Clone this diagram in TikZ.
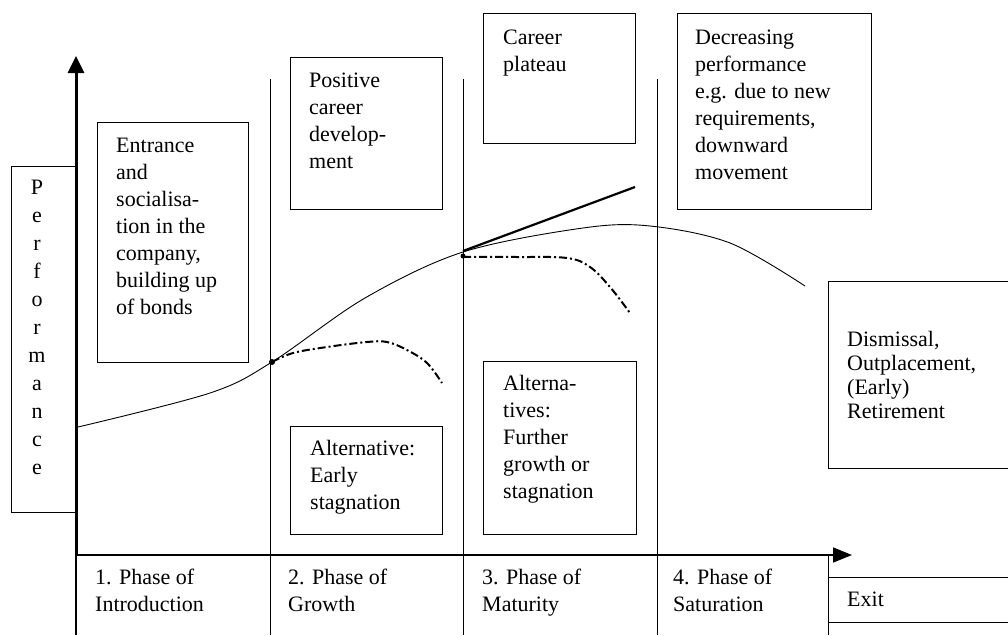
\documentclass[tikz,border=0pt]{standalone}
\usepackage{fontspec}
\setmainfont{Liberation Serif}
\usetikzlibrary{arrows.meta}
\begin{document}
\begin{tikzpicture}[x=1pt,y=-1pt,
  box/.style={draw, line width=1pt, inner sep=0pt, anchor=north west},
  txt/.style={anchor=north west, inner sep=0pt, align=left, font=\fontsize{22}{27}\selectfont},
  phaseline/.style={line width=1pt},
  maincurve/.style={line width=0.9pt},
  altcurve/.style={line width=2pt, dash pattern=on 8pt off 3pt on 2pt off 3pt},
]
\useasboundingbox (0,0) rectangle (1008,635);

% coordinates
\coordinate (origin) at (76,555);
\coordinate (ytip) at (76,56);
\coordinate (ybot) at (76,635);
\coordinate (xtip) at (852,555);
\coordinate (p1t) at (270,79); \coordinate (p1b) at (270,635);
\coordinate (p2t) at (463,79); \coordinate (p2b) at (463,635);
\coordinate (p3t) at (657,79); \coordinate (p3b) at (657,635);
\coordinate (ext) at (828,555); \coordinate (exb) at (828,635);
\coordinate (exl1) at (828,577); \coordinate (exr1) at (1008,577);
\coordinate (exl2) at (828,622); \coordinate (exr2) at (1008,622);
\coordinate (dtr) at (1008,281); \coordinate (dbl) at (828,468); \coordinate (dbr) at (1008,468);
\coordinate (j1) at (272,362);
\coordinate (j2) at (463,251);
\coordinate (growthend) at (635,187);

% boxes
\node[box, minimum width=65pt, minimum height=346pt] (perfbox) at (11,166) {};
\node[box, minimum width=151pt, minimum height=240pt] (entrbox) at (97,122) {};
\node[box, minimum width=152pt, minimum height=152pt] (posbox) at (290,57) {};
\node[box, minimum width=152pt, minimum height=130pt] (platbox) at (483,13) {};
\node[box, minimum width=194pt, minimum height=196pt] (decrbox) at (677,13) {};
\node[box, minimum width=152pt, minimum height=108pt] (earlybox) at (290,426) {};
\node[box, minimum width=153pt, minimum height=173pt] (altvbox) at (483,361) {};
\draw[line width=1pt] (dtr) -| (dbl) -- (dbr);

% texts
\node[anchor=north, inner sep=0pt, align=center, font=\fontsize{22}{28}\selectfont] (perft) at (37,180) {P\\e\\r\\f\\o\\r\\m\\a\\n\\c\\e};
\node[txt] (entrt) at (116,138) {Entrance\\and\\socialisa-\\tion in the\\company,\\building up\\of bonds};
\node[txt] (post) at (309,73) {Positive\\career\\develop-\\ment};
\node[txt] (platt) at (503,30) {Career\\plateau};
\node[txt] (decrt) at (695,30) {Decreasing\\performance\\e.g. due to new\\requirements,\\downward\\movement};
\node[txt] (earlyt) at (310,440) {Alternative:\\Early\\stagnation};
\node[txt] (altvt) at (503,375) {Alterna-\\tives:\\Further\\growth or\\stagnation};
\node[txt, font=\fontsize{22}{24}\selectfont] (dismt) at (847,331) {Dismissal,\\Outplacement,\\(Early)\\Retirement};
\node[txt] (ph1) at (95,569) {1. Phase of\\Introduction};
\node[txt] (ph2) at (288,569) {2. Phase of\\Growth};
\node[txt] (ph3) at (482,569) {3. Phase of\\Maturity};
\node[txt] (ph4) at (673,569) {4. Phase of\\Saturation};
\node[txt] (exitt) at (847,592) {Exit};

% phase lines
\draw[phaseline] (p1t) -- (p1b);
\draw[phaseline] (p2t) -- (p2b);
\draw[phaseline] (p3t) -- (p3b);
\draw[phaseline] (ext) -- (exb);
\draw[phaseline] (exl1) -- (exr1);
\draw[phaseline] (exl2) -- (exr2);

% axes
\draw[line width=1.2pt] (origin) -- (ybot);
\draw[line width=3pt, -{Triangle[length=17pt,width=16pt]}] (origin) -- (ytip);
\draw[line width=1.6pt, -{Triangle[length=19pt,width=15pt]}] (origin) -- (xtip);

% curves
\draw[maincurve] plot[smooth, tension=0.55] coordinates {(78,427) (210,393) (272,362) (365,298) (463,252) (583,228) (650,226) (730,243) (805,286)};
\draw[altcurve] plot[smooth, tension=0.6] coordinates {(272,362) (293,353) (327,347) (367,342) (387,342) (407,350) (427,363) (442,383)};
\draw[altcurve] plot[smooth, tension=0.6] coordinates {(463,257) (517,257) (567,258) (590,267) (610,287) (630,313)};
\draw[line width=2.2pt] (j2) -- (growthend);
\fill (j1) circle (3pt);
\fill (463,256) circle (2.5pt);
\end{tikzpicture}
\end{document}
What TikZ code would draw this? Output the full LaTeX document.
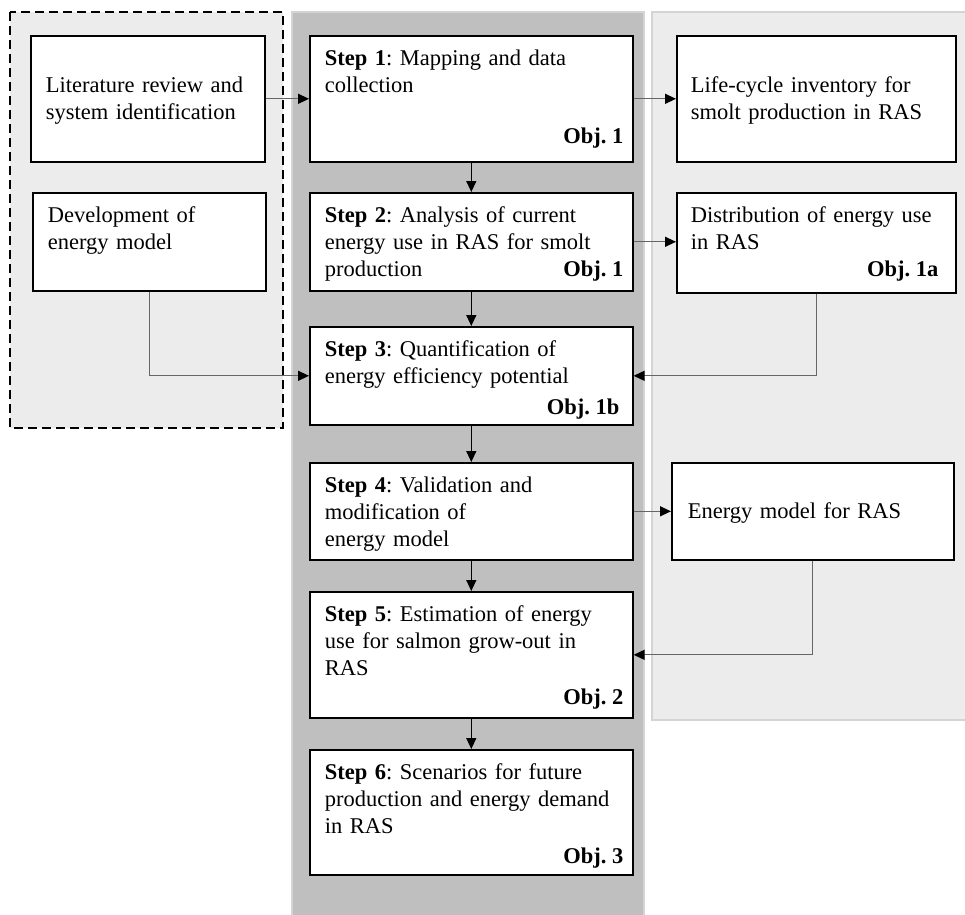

+--

REQUIREMENT ▸ Repeat exactly the lines from the first line of the records above through the line containing "(growthend) at (635,187);", both included. Leave out the pictures.

COMPLETE ANSWER ▸
Clone this diagram in TikZ.
\documentclass[tikz,border=0pt]{standalone}
\usepackage{fontspec}
\setmainfont{Liberation Serif}
\usetikzlibrary{arrows.meta}
\begin{document}
\begin{tikzpicture}[x=1pt,y=-1pt,
  box/.style={draw, line width=1pt, inner sep=0pt, anchor=north west},
  txt/.style={anchor=north west, inner sep=0pt, align=left, font=\fontsize{22}{27}\selectfont},
  phaseline/.style={line width=1pt},
  maincurve/.style={line width=0.9pt},
  altcurve/.style={line width=2pt, dash pattern=on 8pt off 3pt on 2pt off 3pt},
]
\useasboundingbox (0,0) rectangle (1008,635);

% coordinates
\coordinate (origin) at (76,555);
\coordinate (ytip) at (76,56);
\coordinate (ybot) at (76,635);
\coordinate (xtip) at (852,555);
\coordinate (p1t) at (270,79); \coordinate (p1b) at (270,635);
\coordinate (p2t) at (463,79); \coordinate (p2b) at (463,635);
\coordinate (p3t) at (657,79); \coordinate (p3b) at (657,635);
\coordinate (ext) at (828,555); \coordinate (exb) at (828,635);
\coordinate (exl1) at (828,577); \coordinate (exr1) at (1008,577);
\coordinate (exl2) at (828,622); \coordinate (exr2) at (1008,622);
\coordinate (dtr) at (1008,281); \coordinate (dbl) at (828,468); \coordinate (dbr) at (1008,468);
\coordinate (j1) at (272,362);
\coordinate (j2) at (463,251);
\coordinate (growthend) at (635,187);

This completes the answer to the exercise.